Cette autre disposition, pourtant très contestée, devrait être conservée.
Hormis l’identification des auteurs de sites, l’autre mesure contestée de l’amendement Bloche - version 2 - vise plus directement les hébergeurs. Elle précise que les prestataires techniques pourront être tenus pour responsables s’ils n’ont pas procédé aux "diligences appropriées", après mise en demeure d’un tiers estimant qu’un site lui porte préjudice.
En fait, le principal inconvénient de cette notion, c’est son ambiguïté. Et ce qu’elle risque de provoquer : des hébergeurs fermant des sites dès la première plainte. Patrick Bloche affirme qu’il n’en sera rien. "Selon moi, les diligences appropriées, ce sont les pratiques du métier, explique-t-il. L’hébergeur se doit simplement de contacter l’auteur du site et de l’informer de la plainte dont il fait l’objet. Il fermera un site si un juge le lui demande, conformément au texte." En fait, la loi ne peut être si précise. Et rien ne dit explicitement dans l’amendement que l’hebergeur ne fermera un site que sous l’injonction d’un magistrat.
D’ailleurs, une telle précision semble juridiquement impossible. Valérie Sédallian, avocate de Multimania dans l’affaire UEJF, pourtant très réticente à l’égard de ces "diligences", reconnaît que ne pas les prendre en compte aboutirait à créer un régime dérogatoire au droit commun. Selon le code pénal, tout personne ayant moyen d’intervenir sur des textes ou images manifestement illicites se doit d’interrompre sa diffusion. Une notion que l’on retrouve appliquée aux hébergeurs dans la directive européenne sur le commerce électronique.

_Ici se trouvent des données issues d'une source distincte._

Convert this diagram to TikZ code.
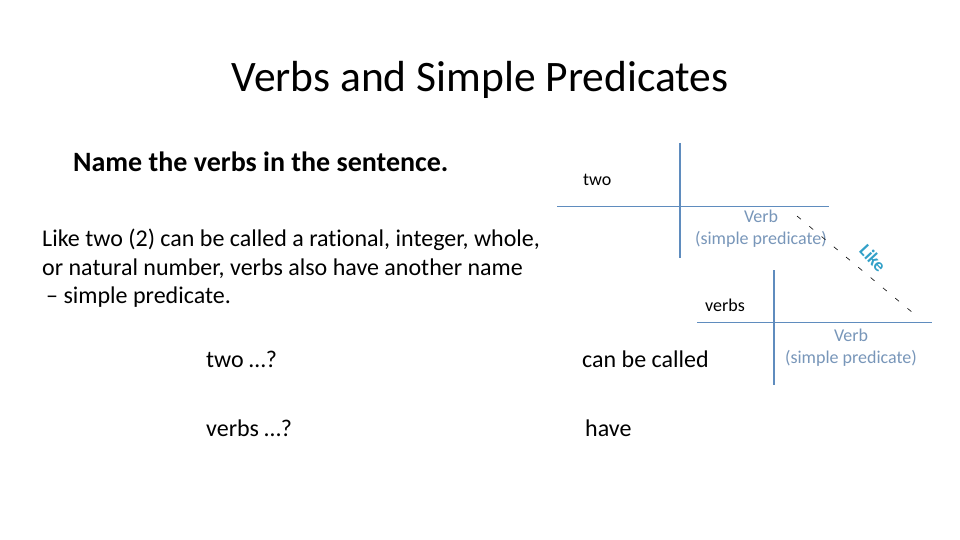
\documentclass[tikz,border=0pt]{standalone}
\usepackage{xcolor}
\usepackage{fontspec}
\setmainfont[Ligatures=NoCommon]{Carlito}
\usepackage{tikz}
\usetikzlibrary{positioning}
\definecolor{lineblue}{RGB}{95,140,190}
\definecolor{verbgray}{RGB}{120,150,185}
\definecolor{liketeal}{RGB}{50,160,200}
\begin{document}
\begin{tikzpicture}[x=1pt,y=-1pt,inner sep=0pt,
  word/.style={anchor=west,font=\fontsize{24}{28}\selectfont},
  small/.style={anchor=west,font=\fontsize{18}{21}\selectfont},
  label/.style={align=center,text=verbgray,font=\fontsize{18}{22}\selectfont},
  base line/.style={draw=lineblue,line width=1pt},
  split line/.style={draw=lineblue,line width=2.6pt}]
    \useasboundingbox (0,0) rectangle (960,540);

    \node (title) at (480,80) {\fontsize{43.5}{50}\selectfont Verbs and Simple Predicates};
    \node[anchor=west,font=\fontsize{28}{32}\selectfont\bfseries] (task) at (73,162) {Name the verbs in the sentence.};
    \node[anchor=north west,align=left,font=\fontsize{24}{28.5}\selectfont] (para) at (42,229)
      {Like two (2) can be called a rational, integer, whole,\\
       or natural number, verbs also have another name\\
       \,-- simple predicate.};

    \node[word] (q1) at (206,359) {two \dots?};
    \node[word] (q2) at (206,428) {verbs \dots?};
    \node[word] (a1) at (582,359) {can be called};
    \node[word] (a2) at (585,428) {have};

    % first diagram line
    \coordinate (h1a) at (557,206);
    \coordinate (h1b) at (829,206);
    \coordinate (v1a) at (680,143);
    \coordinate (v1b) at (680,258);
    \draw[base line] (h1a) -- (h1b);
    \draw[split line] (v1a) -- (v1b);
    \node[small] (two) at (583,180) {two};
    \node[label] (verb1) at (761,229) {Verb\\(simple predicate)};

    % second diagram line
    \coordinate (h2a) at (697,322);
    \coordinate (h2b) at (932,322);
    \coordinate (v2a) at (774,270);
    \coordinate (v2b) at (774,385);
    \draw[base line] (h2a) -- (h2b);
    \draw[split line] (v2a) -- (v2b);
    \node[small] (verbs) at (705,305) {verbs};
    \node[label] (verb2) at (851,348) {Verb\\(simple predicate)};

    % link
    \coordinate (d1) at (797,216);
    \coordinate (d2) at (919,318);
    \draw[black,line width=0.6pt,dash pattern=on 5pt off 11pt] (d1) -- (d2);
    \node[rotate=-47,text=liketeal,font=\fontsize{18}{21}\selectfont\bfseries] (like) at (873,258) {Like};
  \end{tikzpicture}
\end{document}
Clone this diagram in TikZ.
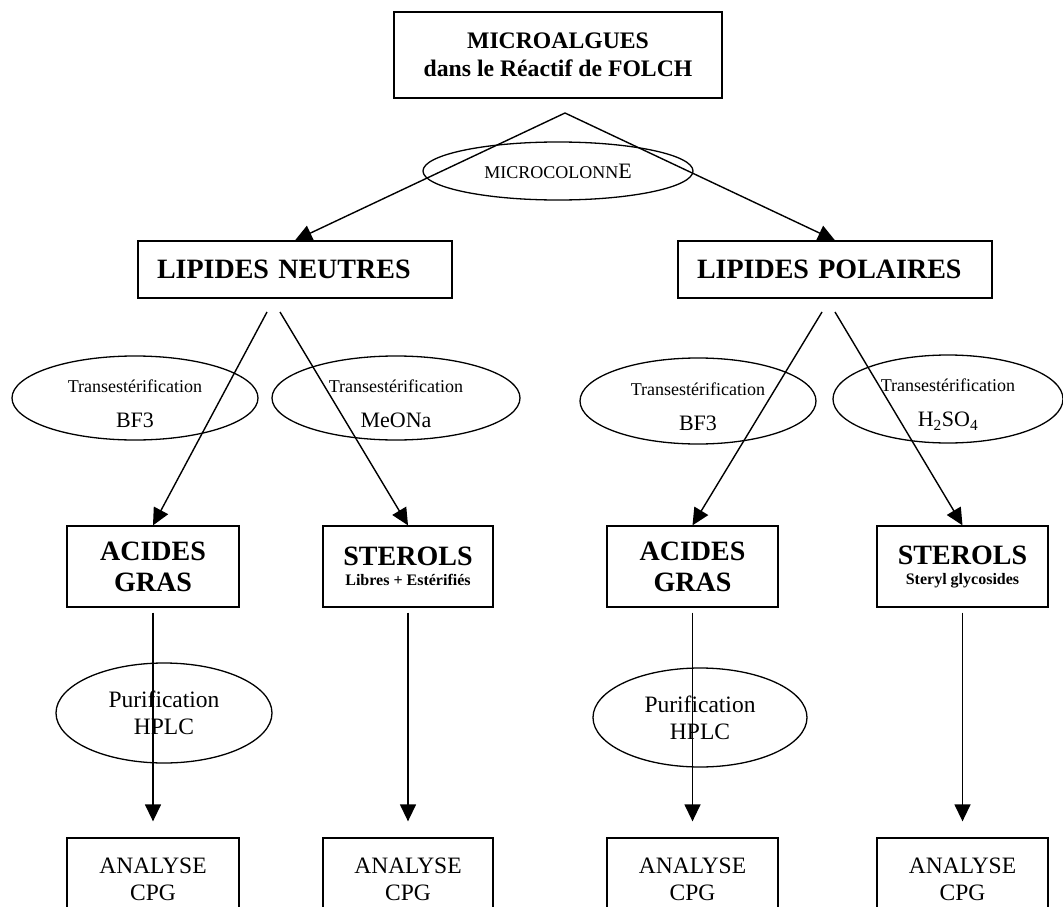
\documentclass[tikz,border=0pt]{standalone}
\usepackage{fontspec}
\setmainfont{Liberation Serif}
\usetikzlibrary{shapes.geometric,arrows.meta}

\begin{document}
\begin{tikzpicture}[
    x=1pt, y=-1pt,
    box/.style={
        draw,
        line width=1.3pt,
        inner sep=0pt,
        align=center
    },
    bubble/.style={
        draw,
        ellipse,
        line width=1.3pt,
        inner sep=0pt,
        align=center
    },
    arrow/.style={
        -{Triangle[length=17pt,width=16pt]},
        line width=1.4pt
    },
    bigbold/.style={font=\bfseries\fontsize{28}{31}\selectfont},
    plain/.style={font=\fontsize{23.5}{27}\selectfont},
    reagent/.style={font=\fontsize{18}{33}\selectfont}
]
    \useasboundingbox (0,0) rectangle (1063,907);
    \clip (0,0) rectangle (1063,907);

    % ---------------------------------------------------------
    % TOP: SAMPLE AND SEPARATION
    % ---------------------------------------------------------
    \node[box, minimum width=328pt, minimum height=86pt,
          font=\bfseries\fontsize{23.7}{28}\selectfont] (algues) at (558,55)
          {MICROALGUES\\dans le Réactif de FOLCH};
    \coordinate (split) at (565,113);
    \node[bubble, minimum width=270pt, minimum height=58pt,
          font=\fontsize{18}{20}\selectfont] (colonne) at (558,171)
          {MICROCOLONN{\fontsize{22}{24}\selectfont E}};

    % ---------------------------------------------------------
    % LIPID CLASSES
    % ---------------------------------------------------------
    \node[box, bigbold, minimum width=314pt, minimum height=57pt,
          text width=276pt, inner xsep=19pt, align=left] (neutres) at (295,269.5)
          {LIPIDES NEUTRES};
    \node[box, bigbold, minimum width=314pt, minimum height=57pt,
          text width=276pt, inner xsep=19pt, align=left] (polaires) at (835,269.5)
          {LIPIDES POLAIRES};

    % ---------------------------------------------------------
    % TRANSESTERIFICATION STEPS
    % ---------------------------------------------------------
    \node[bubble, reagent, minimum width=246pt, minimum height=84pt] (bf3a) at (135,398)
          {\rule{0pt}{24pt}Transestérification\\[2pt]{\fontsize{22}{24}\selectfont BF3}};
    \node[bubble, reagent, minimum width=248pt, minimum height=84pt] (meona) at (396,398)
          {\rule{0pt}{24pt}Transestérification\\[2pt]{\fontsize{22}{24}\selectfont MeONa}};
    \node[bubble, reagent, minimum width=236pt, minimum height=86pt] (bf3b) at (698,401)
          {\rule{0pt}{24pt}Transestérification\\[2pt]{\fontsize{22}{24}\selectfont BF3}};
    \node[bubble, reagent, minimum width=230pt, minimum height=88pt] (acide) at (948,399)
          {\rule{0pt}{24pt}Transestérification\\[2pt]{\fontsize{22}{24}\selectfont H\textsubscript{2}SO\textsubscript{4}}};

    % ---------------------------------------------------------
    % PRODUCTS
    % ---------------------------------------------------------
    \node[box, bigbold, minimum width=172pt, minimum height=81pt] (acides1) at (153,566.5)
          {ACIDES\\GRAS};
    \node[box, minimum width=170pt, minimum height=81pt,
          font=\bfseries\fontsize{28}{20}\selectfont] (sterols1) at (408,566.5)
          {STEROLS\\{\fontsize{16}{18}\selectfont Libres + Estérifiés}};
    \node[box, bigbold, minimum width=171pt, minimum height=81pt] (acides2) at (692.5,566.5)
          {ACIDES\\GRAS};
    \node[box, minimum width=171pt, minimum height=81pt,
          font=\bfseries\fontsize{28}{20}\selectfont] (sterols2) at (962.5,566.5)
          {STEROLS\\{\fontsize{16}{18}\selectfont Steryl glycosides}};

    % HPLC clean-up of the fatty acids
    \node[bubble, plain, minimum width=216pt, minimum height=100pt] (hplc1) at (164,713)
          {Purification\\HPLC};
    \node[bubble, plain, minimum width=214pt, minimum height=99pt] (hplc2) at (700,717.5)
          {Purification\\HPLC};

    % ---------------------------------------------------------
    % GC ANALYSIS
    % ---------------------------------------------------------
    \node[box, plain, minimum width=172pt, minimum height=82pt] (cpg1) at (153,879) {ANALYSE\\CPG};
    \node[box, plain, minimum width=170pt, minimum height=82pt] (cpg2) at (408,879) {ANALYSE\\CPG};
    \node[box, plain, minimum width=171pt, minimum height=82pt] (cpg3) at (692.5,879) {ANALYSE\\CPG};
    \node[box, plain, minimum width=171pt, minimum height=82pt] (cpg4) at (962.5,879) {ANALYSE\\CPG};

    % ---------------------------------------------------------
    % ARROWS
    % ---------------------------------------------------------
    \draw[arrow] (split) -- (neutres.north);
    \draw[arrow] (split) -- (polaires.north);

    \coordinate (neutres-l) at (267,312);
    \coordinate (neutres-r) at (280,312);
    \coordinate (polaires-l) at (822,312);
    \coordinate (polaires-r) at (835,312);

    \draw[arrow] (neutres-l) -- (acides1.north);
    \draw[arrow] (neutres-r) -- (sterols1.north);
    \draw[arrow] (polaires-l) -- (acides2.north);
    \draw[arrow] (polaires-r) -- (sterols2.north);

    \draw[arrow, shorten <=5pt, shorten >=16pt] (acides1.south) -- (cpg1.north);
    \draw[arrow, shorten <=5pt, shorten >=16pt] (sterols1.south) -- (cpg2.north);
    \draw[arrow, shorten <=5pt, shorten >=16pt] (acides2.south) -- (cpg3.north);
    \draw[arrow, shorten <=5pt, shorten >=16pt] (sterols2.south) -- (cpg4.north);

\end{tikzpicture}
\end{document}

Des acteurs de tailles inégales
Le problème est donc de savoir ce qu’est un contenu manifestement illicite. "C’est la jurisprudence qui le précise", répond Valérie Sedallian. L’hébergeur devra-t-il donc se munir d’un dictionnaire du droit pour savoir quoi faire ? "Pour moi, ces diligences appropriées correspondent à l’idée d’une réaction graduée", se défend Patrick Bloche, qui cherche à placer son texte dans le concept global de co-régulation défendue par Jospin. Et en cas de fermeture abusive d’un site ? "L’auteur du site pourra se retourner contre l’hebergeur au nom du non-respect de son contrat", répond le député. Même s’il reconnaît que les acteurs ne sont pas forcément de taille égale. "Si les hébergeurs ferment des sites abusivement, ils n’auront plus de clients", estime-t-on dans l’entourage de Catherine Tasca. Rien n’est moins sûr.
Pour Valérie Sédallian, le flou dans lequel les diligences appropriées maintiennent les hébergeurs risquent de leur coûter cher en honoraires d’avocat. En d’autres termes, les services d’hébergement auront intérêt à être de grosses entreprises commerciales. Serait-ce la fin du Web indépendant ?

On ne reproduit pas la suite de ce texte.